Through special relativity, Einstein showed that every observer cuts up space-time into parallel slices that he or she considers to be all of space at successive instants of time, with the unexpected twist that observers moving relative to one another at constant velocity will cut through space-time at different angles.

Two observers in relative motion have nows-single moments in time, from each one’s perspective-that are different: their nows slice through space-time at different angles, And different nows mean different now-lists. Observers moving relative to each other have different conceptions of what exists at a given moment, and hence they have different conceptions of realty.

At everyday speeds, the angle between two observer’s now-slices is minuscule; that’s why in day-to-day life we never notice a discrepancy between our definition of now and anybody else’s. For this reason, most discussions of special relativity focus on what would happen if we traveled at enormous speeds-speeds near that of light-since such motion would tremendously magnify the effects.

Returning to our example above, what this means is that in Robbins’ “now” Ben’s paint ball is splattered on Jerry’s face while in Baskin’s “now” the ball is still in Ben’s gun.  The ball is in two different places at once in time, though it is always in the same space-time.  The difference is the relative speed.
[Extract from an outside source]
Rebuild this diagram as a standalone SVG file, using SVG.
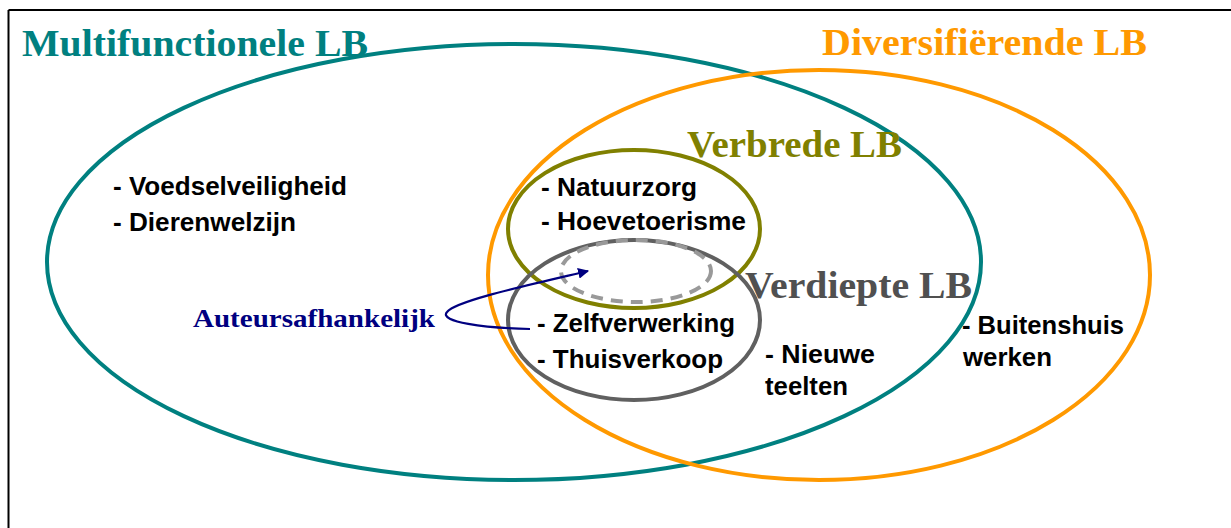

This is a critical element in the Mass of Nows theory.  In space-time, which is an invariant unity, the particles that make up those paint balls must exist in different places at the same time in the different realities of Baskin and Robbins.  As we shall later see, this is why all matter must contain both a particle aspect in each of Baskin and Robin’s “now” as well as a wave aspect which allows it to exist in both.  In fact, the wave aspect of matter allows it to exist anywhere in the space-time of the universe.